Realized volatility remains relatively contained: The report specifically pointed out that the Nasdaq 100 Index’s (NDX) one-month realized volatility is still "quite mild" compared to levels seen at the peak of the dot-com bubble. During the bubble’s apex in late 1999, the NDX’s average realized volatility was as high as 93%, whereas the current level remains significantly lower.

Overall, these "moderate" indicators suggest that the current AI bubble may still have considerable room for expansion before the market reaches the peak of "irrational exuberance" and eventually bursts. As stated in the bank's research report:
"Although the simultaneous rise in stock prices and volatility has historically been a hallmark of market bubbles... the current level of realized volatility in the index remains moderate (especially when compared to the dot-com bubble period), indicating that there may still be further upside potential for both stock prices and volatility before the eventual collapse. This aligns with our broader framework analysis of bubbles."
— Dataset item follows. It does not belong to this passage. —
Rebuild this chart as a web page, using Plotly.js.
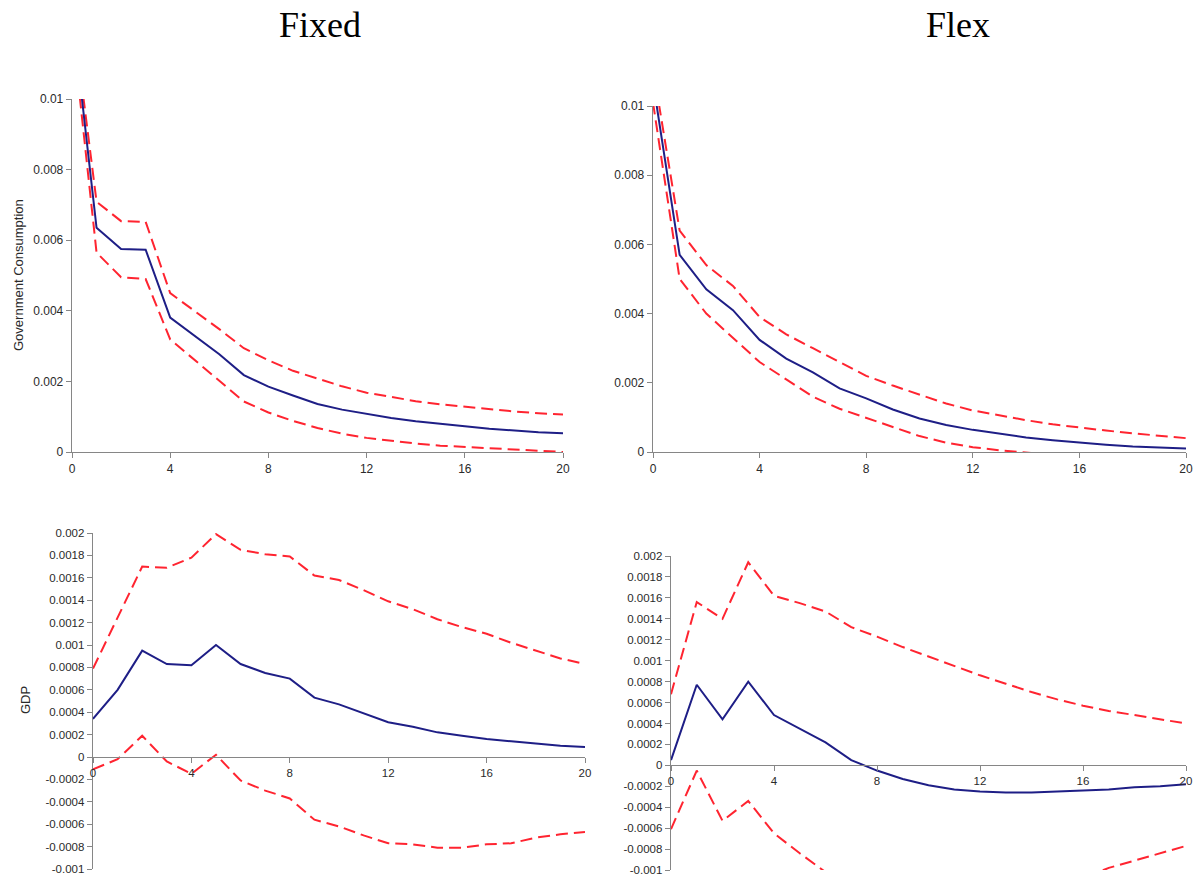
<!DOCTYPE html>
<html>
<head>
<meta charset="utf-8">
<script src="https://cdn.plot.ly/plotly-3.0.1.min.js"></script>
<style>html,body{margin:0;padding:0;background:#fff;}#chart{width:1203px;height:883px;}</style>
</head>
<body>
<div id="chart"></div>
<script>
// ---- data ----
const periods = [0,1,2,3,4,5,6,7,8,9,10,11,12,13,14,15,16,17,18,19,20];

const fixedGovMean  = [0.0125,0.00635,0.00575,0.00573,0.00381,0.0033,0.00277,0.00218,0.00185,0.0016,0.00136,0.0012,0.00107,0.00096,0.00087,0.00079,0.00073,0.00066,0.0006,0.00056,0.00053];
const fixedGovUpper = [0.0126,0.00709,0.00654,0.00652,0.0045,0.004,0.00348,0.00294,0.0026,0.0023,0.00207,0.00186,0.00168,0.00155,0.00144,0.00135,0.00128,0.0012,0.00115,0.0011,0.00106];
const fixedGovLower = [0.0121,0.00565,0.00495,0.0049,0.00319,0.0026,0.002,0.00143,0.00112,0.00088,0.00068,0.00052,0.0004,0.00031,0.00024,0.00018,0.00014,0.0001,0.00006,0.00003,0.0];

const flexGovMean  = [0.0107,0.0057,0.0047,0.0041,0.00324,0.0027,0.0023,0.00184,0.00155,0.00123,0.00097,0.00078,0.00064,0.00052,0.00042,0.00034,0.00027,0.00021,0.00016,0.00012,0.0001];
const flexGovUpper = [0.0111,0.0064,0.0054,0.0048,0.0039,0.0034,0.003,0.0026,0.0022,0.00192,0.00165,0.0014,0.0012,0.00105,0.00092,0.0008,0.0007,0.00062,0.00054,0.00047,0.0004];
const flexGovLower = [0.0101,0.005,0.004,0.0033,0.0026,0.0021,0.0016,0.00125,0.00098,0.00072,0.00046,0.00027,0.00014,0.00005,-0.00002,-0.0001,-0.00015,-0.0002,-0.00024,-0.00027,-0.0003];

const fixedGdpMean  = [0.00034,0.0006,0.00095,0.00083,0.00082,0.001,0.00083,0.00075,0.0007,0.00053,0.00047,0.00039,0.00031,0.00027,0.00022,0.00019,0.00016,0.00014,0.00012,0.0001,0.00009];
const fixedGdpUpper = [0.00079,0.00125,0.0017,0.00169,0.00178,0.00199,0.00185,0.00181,0.00179,0.00162,0.00158,0.00149,0.00139,0.00132,0.00123,0.00116,0.0011,0.00102,0.00095,0.00088,0.00083];
const fixedGdpLower = [-0.00011,-0.00002,0.00019,-0.00004,-0.00015,0.00002,-0.00021,-0.0003,-0.00037,-0.00056,-0.00062,-0.0007,-0.00077,-0.00078,-0.00081,-0.00081,-0.00078,-0.00077,-0.00072,-0.00069,-0.00067];

const flexGdpMean  = [0.00005,0.00077,0.00044,0.0008,0.00048,0.00035,0.00022,0.00005,-0.00005,-0.00013,-0.00019,-0.00023,-0.00025,-0.00026,-0.00026,-0.00025,-0.00024,-0.00023,-0.00021,-0.0002,-0.00018];
const flexGdpUpper = [0.00068,0.00156,0.0014,0.00194,0.00162,0.00155,0.00147,0.00132,0.00123,0.00113,0.00104,0.00095,0.00086,0.00078,0.0007,0.00063,0.00057,0.00052,0.00048,0.00044,0.0004];
const flexGdpLower = [-0.00061,-0.00005,-0.00053,-0.00034,-0.00065,-0.00084,-0.00102,-0.00118,-0.0013,-0.0014,-0.00145,-0.00148,-0.00148,-0.00144,-0.00136,-0.00124,-0.00108,-0.00098,-0.00091,-0.00084,-0.00077];

const xTickVals = [0,4,8,12,16,20];
const xTickText = ["0","4","8","12","16","20"];
const govTickVals = [0,0.002,0.004,0.006,0.008,0.01];
const govTickText = ["0","0.002","0.004","0.006","0.008","0.01"];
const gdpTickVals = [-0.001,-0.0008,-0.0006,-0.0004,-0.0002,0,0.0002,0.0004,0.0006,0.0008,0.001,0.0012,0.0014,0.0016,0.0018,0.002];
const gdpTickText = ["-0.001","-0.0008","-0.0006","-0.0004","-0.0002","0","0.0002","0.0004","0.0006","0.0008","0.001","0.0012","0.0014","0.0016","0.0018","0.002"];

const panelTitles = ["Fixed","Flex"];
const yLabels = ["Government Consumption","GDP"];

// ---- styling ----
const BLUE = '#1e1e86';
const RED = '#ff2430';
const AXIS = '#868686';
const TXT = '#2a2a2a';
const W = 1203, H = 883;

function traces(mean, upper, lower, xa, ya) {
  return [
    {x: periods, y: upper, xaxis: xa, yaxis: ya, mode: 'lines', line: {color: RED, width: 2, dash: '12px,6px'}, hoverinfo: 'skip'},
    {x: periods, y: lower, xaxis: xa, yaxis: ya, mode: 'lines', line: {color: RED, width: 2, dash: '12px,6px'}, hoverinfo: 'skip'},
    {x: periods, y: mean, xaxis: xa, yaxis: ya, mode: 'lines', line: {color: BLUE, width: 2}, hoverinfo: 'skip'}
  ];
}

const data = [].concat(
  traces(fixedGovMean, fixedGovUpper, fixedGovLower, 'x', 'y'),
  traces(flexGovMean, flexGovUpper, flexGovLower, 'x2', 'y2'),
  traces(fixedGdpMean, fixedGdpUpper, fixedGdpLower, 'x3', 'y3'),
  traces(flexGdpMean, flexGdpUpper, flexGdpLower, 'x4', 'y4')
);

const tickFont = {family: 'Liberation Sans, Arial, sans-serif', size: 12, color: TXT};
const tickFontS = {family: 'Liberation Sans, Arial, sans-serif', size: 11.5, color: TXT};

function xAxis(left, right, extra) {
  return Object.assign({
    domain: [left / W, right / W], range: [0, 20], showgrid: false, zeroline: false,
    showline: true, linecolor: AXIS, linewidth: 1.3, ticks: 'outside', ticklen: 5, tickcolor: AXIS, tickwidth: 1,
    tickvals: xTickVals, ticktext: xTickText, tickfont: tickFont, fixedrange: true
  }, extra);
}
function yAxis(top, bottom, range, tv, tt, anchor, font) {
  return {
    domain: [1 - bottom / H, 1 - top / H], range: range, anchor: anchor, showgrid: false, zeroline: false,
    showline: true, linecolor: AXIS, linewidth: 1.3, ticks: 'outside', ticklen: 5, tickcolor: AXIS, tickwidth: 1,
    tickvals: tv, ticktext: tt, tickfont: font, fixedrange: true
  };
}

const layout = {
  width: W, height: H,
  margin: {l: 0, r: 0, t: 0, b: 0},
  paper_bgcolor: '#fff', plot_bgcolor: '#fff',
  showlegend: false,
  xaxis:  xAxis(72, 563, {anchor: 'y'}),
  yaxis:  yAxis(99, 452, [0, 0.01], govTickVals, govTickText, 'x', tickFont),
  xaxis2: xAxis(653, 1186, {anchor: 'y2'}),
  yaxis2: yAxis(106, 452, [0, 0.01], govTickVals, govTickText, 'x2', tickFont),
  xaxis3: xAxis(93, 585, {anchor: 'free', position: 1 - 756.7 / H, tickfont: tickFontS}),
  yaxis3: yAxis(533, 869, [-0.001, 0.002], gdpTickVals, gdpTickText, 'x3', tickFontS),
  xaxis4: xAxis(671, 1186, {anchor: 'free', position: 1 - 765 / H, tickfont: tickFontS}),
  yaxis4: yAxis(556, 870, [-0.001, 0.002], gdpTickVals, gdpTickText, 'x4', tickFontS),
  annotations: [
    {text: panelTitles[0], x: 320 / W, y: 1 - 25 / H, xref: 'paper', yref: 'paper', showarrow: false,
     xanchor: 'center', yanchor: 'middle', font: {family: 'Liberation Serif, Times New Roman, serif', size: 36, color: '#000'}},
    {text: panelTitles[1], x: 958 / W, y: 1 - 25 / H, xref: 'paper', yref: 'paper', showarrow: false,
     xanchor: 'center', yanchor: 'middle', font: {family: 'Liberation Serif, Times New Roman, serif', size: 36, color: '#000'}},
    {text: yLabels[0], x: 18 / W, y: 1 - 275 / H, xref: 'paper', yref: 'paper', showarrow: false, textangle: -90,
     xanchor: 'center', yanchor: 'middle', font: {family: 'Liberation Sans, Arial, sans-serif', size: 13, color: TXT}},
    {text: yLabels[1], x: 25 / W, y: 1 - 700 / H, xref: 'paper', yref: 'paper', showarrow: false, textangle: -90,
     xanchor: 'center', yanchor: 'middle', font: {family: 'Liberation Sans, Arial, sans-serif', size: 13, color: TXT}}
  ]
};

Plotly.newPlot('chart', data, layout, {displayModeBar: false, staticPlot: true});
</script>
</body>
</html>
Based on the judgment that the 'AI bubble will continue to expand,' and considering the persistent risk of a pullback, Bank of America recommended in its report that investors adopt asymmetric positioning through options. The specific strategies include:
Selling VIX put options to construct S&P 500 call spreads at zero cost, leveraging the solid floor of the VIX to reduce the cost of capturing upside gains;
And from a longer-term perspective, buying S&P 500 up-variance to directly go long delta and volatility, thereby capturing the prolonged inflation process of the bubble.